Degrés d’attitude
1995 - 2005
Dix années d’art contemporain
Les métamorphoses de l’archive : extases de la poussière
À force de travailler « l’inframince » (Duchamp) et d’y découvrir des vertiges, des archétypes, des fantômes, des blessures secrètes, des vestiges instantanés, des foyers de mémoire trouble, la photographie de Lionel Fourneaux en était arrivée à une sorte de conclusion (mais le mot est impropre car elle ne conclut et ne referme rien) : tout part et revient au grain. L’archè secrète de l’image, son origine et son destin d’archive, c’est le grain.
Restait à apprendre à défaire et à refaire les liens et les nœuds avec ce sable ou cette poussière. C’était à quoi s’employait cette œuvre : concrétiser une archéologie vivante de la poussière et de la trace.
Mais voilà ! La poussière, partout insinuée, mobilisée, finit par revendiquer. S’il est vrai que nous sortons d’elle pour y retourner, qu’elle est l’alpha et l’oméga, l’avant et l’après, la matière et le destin, les idées (ces idoles de notre pensée) deviennent les jouets d’une tempête vertigineuse. Elle emporte tout du plus petit et du plus grand, ou plutôt, elle effondre l’illusion qu’on peut accéder au plus intime (la microscopie) ou au plus lointain (la télescopie) et jeter un œil sur les atomes, les cellules et les étoiles.

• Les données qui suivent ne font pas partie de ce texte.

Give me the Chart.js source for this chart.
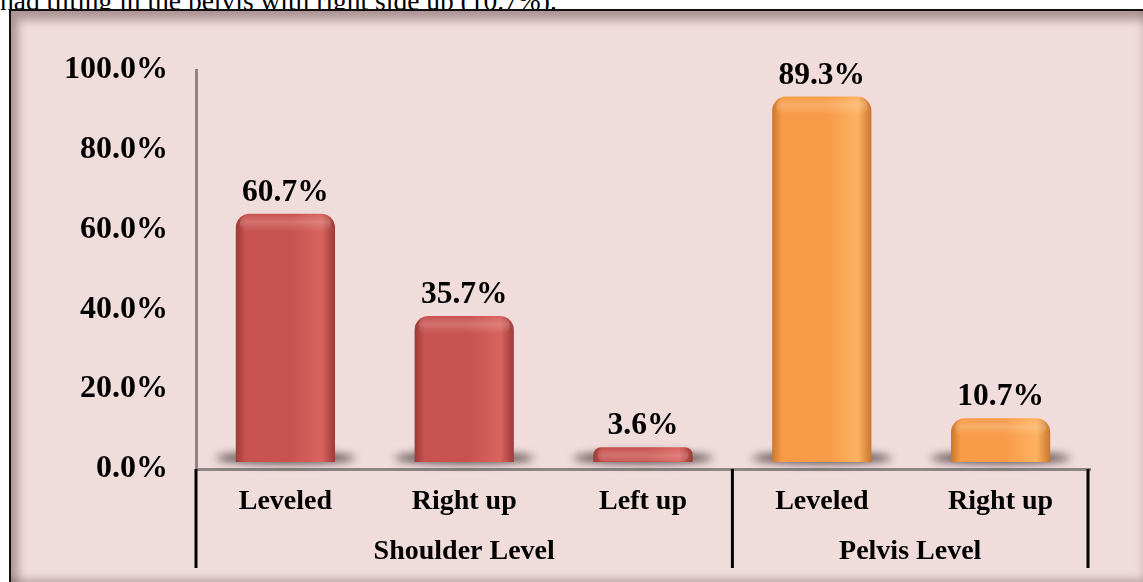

Mais, dans Parabole, Lionel Fourneaux nous dit qu’il a trouvé un œil dans ce cyclone, un espace de clarté calme : une extase. Elle est un peu insituable : est-elle dans le grain de ce sein ou de ces cratères lunaires, dans le tremblement chaud des cellules, dans les éruptions d’énergie, les irruptions de matières ? Dans la gigantomachie de l’énergie cosmique ou l’aventure du spermatozoïde face à sa muraille de Chine à lui ? Est-elle dans son improbable victoire donnant lieu, plus tard, à l’onde floue échographique dans laquelle flotte déjà le fantôme de la vie à venir ? Est-elle dans cette photo de famille, où le ballon étoilé occupe, « hasard » et « prémonition », le « lieu » encore vierge de la reproduction : spirales, structure ADN des représentations, double hélice, musique des sphères ? Est-elle à l’intersection de tout cela ? Mais qu’est-ce que le carrefour de choses aussi hétérogènes sinon précisément, qu’elles ont en commun le désir de la poussière de prendre de l’avance sur son emprise finale (qui était déjà sa déprise, ou sa méprise initiale). Précipitation, désir de réalité, intention : on se dit que la poussière a des songes et que ces songes concernent la vie.
À vrai dire, on aurait pu y penser autrement et par d’autres moyens, mais cette fois-ci, nous avons en quelque sorte des preuves. La poussière a laissé des traces et elle a multiplié les indices qu’il suffit d’aligner en leur donnant de la place, car elle ne sait toute seule créer la place, elle a besoin de nous. Les voilà donc exposés : iconolithes dressés comme pour indiquer le sens du ciel, photographies de rencontre avec le paysage, petits monuments cosmogoniques suspendus, échographies extasiées, cellules rouges comme des soleils couchants. Nous sommes témoins, nous ne sommes rien et pourtant nous sommes les seuls à pouvoir vivre cela et à pouvoir le dire.